Y entonces, pensé, entonces ahí continúa la ecuación. ¿Cómo negar el habla a las trabajadoras sexuales en otros ámbitos de la vida? Como periodista feminista siempre me ha interesado la prostitución. Me he adentrado en ella en la medida en que he podido y desde distintos ángulos. He convivido con víctimas de trata, he conversado con mujeres que ejercen y no querrían, y he conocido a prostitutas que aman su trabajo, seres sensuales y sexuales a quienes les gusta comunicarse con su cuerpo y con pieles desconocidas. Existen. Algunas de ellas están actuando, ofreciendo herramientas legales y sanitarias a sus compañeras, enseñando a otras mujeres a sopesar los riesgos de esta actividad, a protegerse y a moverse al margen de los burdeles, los chulos y las grandes plataformas digitales. Algunas desearían ser escuchadas y sindicarse.

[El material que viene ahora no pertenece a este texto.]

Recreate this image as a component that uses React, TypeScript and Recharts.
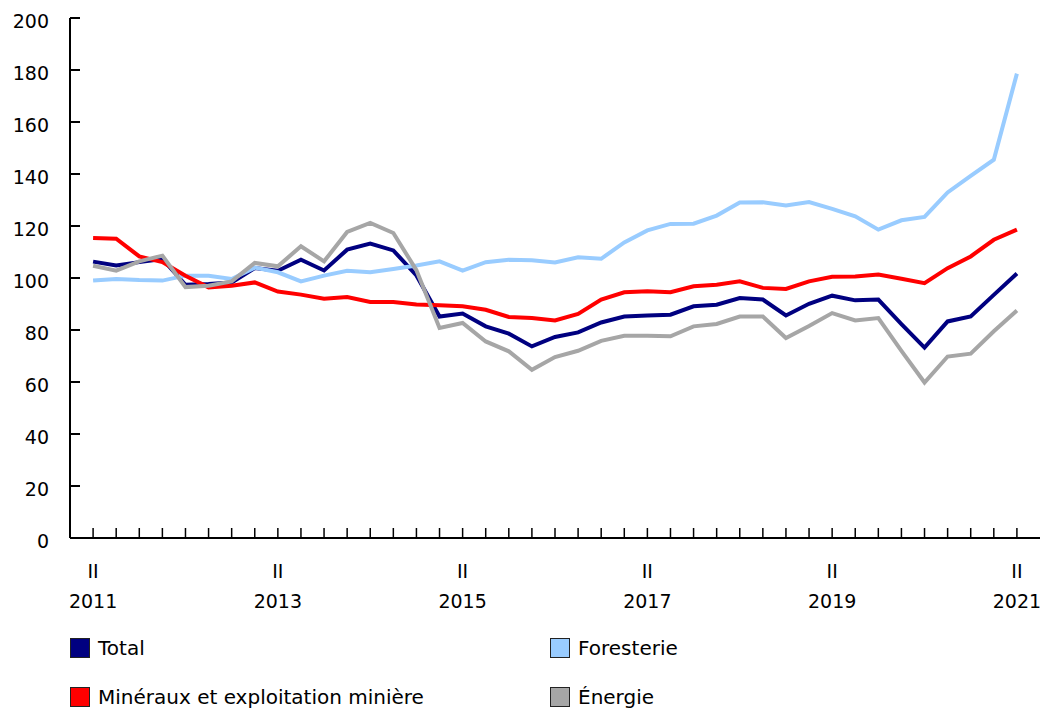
import React from 'react';
import { LineChart, Line, XAxis, YAxis } from 'recharts';

const quarters = [
  'II 2011', 'III 2011', 'IV 2011',
  'I 2012', 'II 2012', 'III 2012', 'IV 2012',
  'I 2013', 'II 2013', 'III 2013', 'IV 2013',
  'I 2014', 'II 2014', 'III 2014', 'IV 2014',
  'I 2015', 'II 2015', 'III 2015', 'IV 2015',
  'I 2016', 'II 2016', 'III 2016', 'IV 2016',
  'I 2017', 'II 2017', 'III 2017', 'IV 2017',
  'I 2018', 'II 2018', 'III 2018', 'IV 2018',
  'I 2019', 'II 2019', 'III 2019', 'IV 2019',
  'I 2020', 'II 2020', 'III 2020', 'IV 2020',
  'I 2021', 'II 2021',
];

const total = [106.3, 104.8, 106.1, 107.3, 97.4, 97.7, 98.3, 103.8, 102.8, 107, 102.9, 110.9, 113.2, 110.6, 101, 85.2, 86.3, 81.4, 78.6, 73.7, 77.3, 79.1, 82.9, 85.2, 85.6, 85.9, 89.1, 89.7, 92.3, 91.7, 85.6, 90.1, 93.2, 91.4, 91.7, 82.3, 73.2, 83.3, 85.2, 93.5, 101.7];
const foresterie = [99, 99.6, 99.2, 99, 100.9, 100.9, 99.6, 104, 102.2, 98.7, 100.9, 102.8, 102.2, 103.5, 104.8, 106.4, 102.8, 106.1, 107, 106.8, 106, 108, 107.4, 113.7, 118.3, 120.8, 120.9, 124, 129, 129.1, 127.9, 129.2, 126.6, 123.7, 118.6, 122.2, 123.5, 132.9, 139.3, 145.5, 178.6];
const mineraux = [115.4, 115.1, 108.3, 106.1, 100.9, 96.4, 97, 98.3, 94.8, 93.6, 92, 92.7, 90.8, 90.8, 89.8, 89.5, 89.1, 87.8, 85, 84.6, 83.7, 86.2, 91.7, 94.5, 94.9, 94.5, 96.8, 97.4, 98.7, 96.2, 95.8, 98.7, 100.5, 100.6, 101.3, 99.7, 98, 103.8, 108.3, 114.7, 118.6];
const energie = [104.7, 102.8, 106.4, 108.6, 96.5, 97, 98.7, 105.8, 104.5, 112.2, 106.4, 117.7, 121.2, 117.3, 103, 80.8, 82.7, 75.6, 71.8, 64.7, 69.6, 72, 75.8, 77.8, 77.8, 77.6, 81.4, 82.3, 85.2, 85.2, 76.9, 81.5, 86.5, 83.7, 84.6, 72, 59.8, 69.8, 70.9, 79.5, 87.5];

const yTicks = [0, 20, 40, 60, 80, 100, 120, 140, 160, 180, 200];
const xTicks = quarters.map((_, i) => i);

const seriesNames = ['Total', 'Foresterie', 'Minéraux et exploitation minière', 'Énergie'];
const seriesKeys = ['total', 'foresterie', 'mineraux', 'energie'];
const seriesColors = ['#000080', '#99CCFF', '#FF0000', '#A6A6A6'];

const data = quarters.map((q, i) => ({
  idx: i,
  quarter: q,
  total: total[i],
  foresterie: foresterie[i],
  mineraux: mineraux[i],
  energie: energie[i],
}));

const FONT = '"DejaVu Sans", Verdana, sans-serif';
const FS = 19;

const YTick = (props: any) => {
  const { x, y, payload } = props;
  return (
    <g>
      <line x1={x} x2={x + 10} y1={y} y2={y} stroke="#000" strokeWidth={2} />
      <text x={x - 21} y={y + 10} textAnchor="end" fontSize={FS} fontFamily={FONT} fill="#000">
        {payload.value}
      </text>
    </g>
  );
};

const XTick = (props: any) => {
  const { x, y, payload } = props;
  const i = payload.value as number;
  const label = quarters[i] || '';
  const [q, yr] = label.split(' ');
  const show = i % 8 === 0;
  return (
    <g>
      <line x1={x} x2={x} y1={y} y2={y - 10} stroke="#000" strokeWidth={1.5} />
      {show && (
        <>
          <text x={x} y={y + 40} textAnchor="middle" fontSize={FS} fontFamily={FONT} fill="#000">{q}</text>
          <text x={x} y={y + 70} textAnchor="middle" fontSize={FS} fontFamily={FONT} fill="#000">{yr}</text>
        </>
      )}
    </g>
  );
};

const legendPos = [
  { left: 70, top: 638 },
  { left: 550, top: 638 },
  { left: 70, top: 687 },
  { left: 550, top: 687 },
];

export default function App() {
  return (
    <div style={{ position: 'absolute', left: 0, top: 0, width: 1043, height: 711, background: '#fff' }}>
      <LineChart
        width={1043}
        height={711}
        data={data}
        margin={{ top: 18, right: 3, bottom: 0, left: 10 }}
      >
        <XAxis
          dataKey="idx"
          type="number"
          domain={[-1, 41]}
          ticks={xTicks}
          interval={0}
          height={173}
          tickSize={0}
          tickMargin={0}
          tickLine={false}
          axisLine={{ stroke: '#000', strokeWidth: 2 }}
          tick={<XTick />}
          allowDecimals={false}
        />
        <XAxis
          xAxisId="top"
          orientation="top"
          dataKey="idx"
          type="number"
          domain={[-1, 41]}
          height={0}
          tick={false}
          tickLine={false}
          axisLine={{ stroke: '#000', strokeWidth: 1 }}
        />
        <YAxis
          type="number"
          domain={[0, 200]}
          ticks={yTicks}
          interval={0}
          width={60}
          tickSize={0}
          tickMargin={0}
          tickLine={false}
          axisLine={{ stroke: '#000', strokeWidth: 2 }}
          tick={<YTick />}
        />
        <YAxis
          yAxisId="right"
          orientation="right"
          type="number"
          domain={[0, 200]}
          width={0}
          tick={false}
          tickLine={false}
          axisLine={{ stroke: '#555', strokeWidth: 1 }}
        />
        {seriesKeys.map((k, i) => (
          <Line
            key={k}
            dataKey={k}
            type="linear"
            stroke={seriesColors[i]}
            strokeWidth={4}
            dot={false}
            activeDot={false}
            isAnimationActive={false}
          />
        ))}
      </LineChart>
      {seriesNames.map((name, i) => (
        <div
          key={name}
          style={{
            position: 'absolute',
            left: legendPos[i].left,
            top: legendPos[i].top,
            height: 20,
            display: 'flex',
            alignItems: 'center',
            fontFamily: FONT,
            fontSize: 20,
            color: '#000',
            whiteSpace: 'nowrap',
          }}
        >
          <div
            style={{
              width: 18,
              height: 18,
              background: seriesColors[i],
              border: '1.5px solid #222',
              marginRight: 8,
              boxSizing: 'content-box',
            }}
          />
          <span>{name}</span>
        </div>
      ))}
    </div>
  );
}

Todas ellas −víctimas, resignadas y dominatrix del trabajo sexual− son criaturas del capitalismo, todas son vecinas de un edificio depredador que nos está dejando cada vez más en la intemperie y contra el que todos los lunes se nos agotan las respuestas. Sí, es complejo. El mundo lo es, ya lo sabíamos. Pero me pregunto si no son la escucha y la unión entre semejantes algunas de las pocas herramientas que aún nos quedan frente a la explotación, la pobreza y el retroceso de derechos. Me pregunto a adónde nos conduce seguir enmudeciendo de forma tajante a parte de un colectivo que aporta conocimiento directo y complejidad. Supongo que aquí mismo, donde siempre, hacia donde nunca queremos mirar. ¿Por qué estas mujeres no pueden ser interlocutoras? Esa es la pregunta que me desveló el oráculo.